-- Start DATASET SECTION --

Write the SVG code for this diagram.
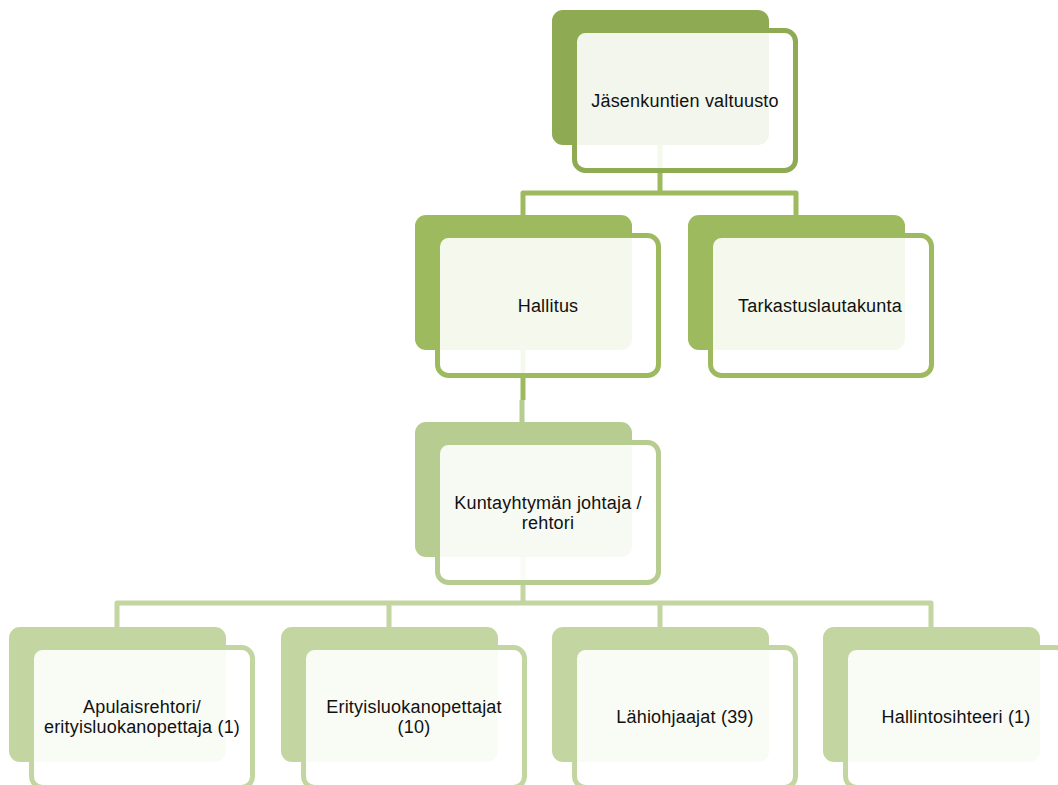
<svg xmlns="http://www.w3.org/2000/svg" width="1058" height="785" viewBox="0 0 1058 785">
<style>
.t{font-family:"Liberation Sans",Arial,sans-serif;font-size:18px;letter-spacing:0.2px;fill:#111;text-anchor:middle}
.c{fill:none;stroke-width:5;stroke-linejoin:round}
.o{fill:#fff;fill-opacity:0.89;stroke-width:5}
</style>
<rect width="1058" height="785" fill="#fff"/>
<g id="connectors">
<path class="c" stroke="#9DBB5E" d="M660,140 V193 M523,215 V193 H796 V215"/>
<path class="c" stroke="#9DBB5E" d="M523,345 V400"/>
<path class="c" stroke="#B7CC90" d="M522,400 V425"/>
<path class="c" stroke="#C3D6A2" d="M523,550 V603 M117,630 V603 H931 V630 M389,603 V630 M660,603 V630"/>
</g>
<g id="n1">
<rect x="552" y="10" width="217" height="135" rx="11" fill="#8EAA52"/>
<rect class="o" x="574.5" y="30.5" width="221" height="140" rx="11" stroke="#8EAA52"/>
<text class="t" x="685" y="107">Jäsenkuntien valtuusto</text>
</g>
<g id="n2">
<rect x="415" y="215" width="217" height="135" rx="11" fill="#9DBB5E"/>
<rect class="o" x="437.5" y="235.5" width="221" height="140" rx="11" stroke="#9DBB5E"/>
<text class="t" x="548" y="312">Hallitus</text>
</g>
<g id="n3">
<rect x="688" y="215" width="217" height="135" rx="11" fill="#9DBB5E"/>
<rect class="o" x="710.5" y="235.5" width="221" height="140" rx="11" stroke="#9DBB5E"/>
<text class="t" x="820" y="312">Tarkastuslautakunta</text>
</g>
<g id="n4">
<rect x="415" y="422" width="217" height="135" rx="11" fill="#B7CC90"/>
<rect class="o" x="437.5" y="442.5" width="221" height="140" rx="11" stroke="#B7CC90"/>
<text class="t" x="548" y="509">Kuntayhtymän johtaja /</text>
<text class="t" x="548" y="529">rehtori</text>
</g>
<g id="n5">
<rect x="9" y="627" width="217" height="135" rx="11" fill="#C3D6A2"/>
<rect class="o" x="31.5" y="647.5" width="221" height="140" rx="11" stroke="#C3D6A2"/>
<text class="t" x="142" y="713">Apulaisrehtori/</text>
<text class="t" x="142" y="733">erityisluokanopettaja (1)</text>
</g>
<g id="n6">
<rect x="281" y="627" width="217" height="135" rx="11" fill="#C3D6A2"/>
<rect class="o" x="303.5" y="647.5" width="221" height="140" rx="11" stroke="#C3D6A2"/>
<text class="t" x="414" y="713">Erityisluokanopettajat</text>
<text class="t" x="414" y="733">(10)</text>
</g>
<g id="n7">
<rect x="552" y="627" width="217" height="135" rx="11" fill="#C3D6A2"/>
<rect class="o" x="574.5" y="647.5" width="221" height="140" rx="11" stroke="#C3D6A2"/>
<text class="t" x="685" y="723">Lähiohjaajat (39)</text>
</g>
<g id="n8">
<rect x="823" y="627" width="217" height="135" rx="11" fill="#C3D6A2"/>
<rect class="o" x="845.5" y="647.5" width="221" height="140" rx="11" stroke="#C3D6A2"/>
<text class="t" x="956" y="723">Hallintosihteeri (1)</text>
</g>
</svg>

-- End DATASET SECTION --

INSTRUCTIONS TO FOLLOW: Set the pictures aside and transcribe the data above exactly.

SOLUTION BELOW:
Write the SVG code for this diagram.
<svg xmlns="http://www.w3.org/2000/svg" width="1058" height="785" viewBox="0 0 1058 785">
<style>
.t{font-family:"Liberation Sans",Arial,sans-serif;font-size:18px;letter-spacing:0.2px;fill:#111;text-anchor:middle}
.c{fill:none;stroke-width:5;stroke-linejoin:round}
.o{fill:#fff;fill-opacity:0.89;stroke-width:5}
</style>
<rect width="1058" height="785" fill="#fff"/>
<g id="connectors">
<path class="c" stroke="#9DBB5E" d="M660,140 V193 M523,215 V193 H796 V215"/>
<path class="c" stroke="#9DBB5E" d="M523,345 V400"/>
<path class="c" stroke="#B7CC90" d="M522,400 V425"/>
<path class="c" stroke="#C3D6A2" d="M523,550 V603 M117,630 V603 H931 V630 M389,603 V630 M660,603 V630"/>
</g>
<g id="n1">
<rect x="552" y="10" width="217" height="135" rx="11" fill="#8EAA52"/>
<rect class="o" x="574.5" y="30.5" width="221" height="140" rx="11" stroke="#8EAA52"/>
<text class="t" x="685" y="107">Jäsenkuntien valtuusto</text>
</g>
<g id="n2">
<rect x="415" y="215" width="217" height="135" rx="11" fill="#9DBB5E"/>
<rect class="o" x="437.5" y="235.5" width="221" height="140" rx="11" stroke="#9DBB5E"/>
<text class="t" x="548" y="312">Hallitus</text>
</g>
<g id="n3">
<rect x="688" y="215" width="217" height="135" rx="11" fill="#9DBB5E"/>
<rect class="o" x="710.5" y="235.5" width="221" height="140" rx="11" stroke="#9DBB5E"/>
<text class="t" x="820" y="312">Tarkastuslautakunta</text>
</g>
<g id="n4">
<rect x="415" y="422" width="217" height="135" rx="11" fill="#B7CC90"/>
<rect class="o" x="437.5" y="442.5" width="221" height="140" rx="11" stroke="#B7CC90"/>
<text class="t" x="548" y="509">Kuntayhtymän johtaja /</text>
<text class="t" x="548" y="529">rehtori</text>
</g>
<g id="n5">
<rect x="9" y="627" width="217" height="135" rx="11" fill="#C3D6A2"/>
<rect class="o" x="31.5" y="647.5" width="221" height="140" rx="11" stroke="#C3D6A2"/>
<text class="t" x="142" y="713">Apulaisrehtori/</text>
<text class="t" x="142" y="733">erityisluokanopettaja (1)</text>
</g>
<g id="n6">
<rect x="281" y="627" width="217" height="135" rx="11" fill="#C3D6A2"/>
<rect class="o" x="303.5" y="647.5" width="221" height="140" rx="11" stroke="#C3D6A2"/>
<text class="t" x="414" y="713">Erityisluokanopettajat</text>
<text class="t" x="414" y="733">(10)</text>
</g>
<g id="n7">
<rect x="552" y="627" width="217" height="135" rx="11" fill="#C3D6A2"/>
<rect class="o" x="574.5" y="647.5" width="221" height="140" rx="11" stroke="#C3D6A2"/>
<text class="t" x="685" y="723">Lähiohjaajat (39)</text>
</g>
<g id="n8">
<rect x="823" y="627" width="217" height="135" rx="11" fill="#C3D6A2"/>
<rect class="o" x="845.5" y="647.5" width="221" height="140" rx="11" stroke="#C3D6A2"/>
<text class="t" x="956" y="723">Hallintosihteeri (1)</text>
</g>
</svg>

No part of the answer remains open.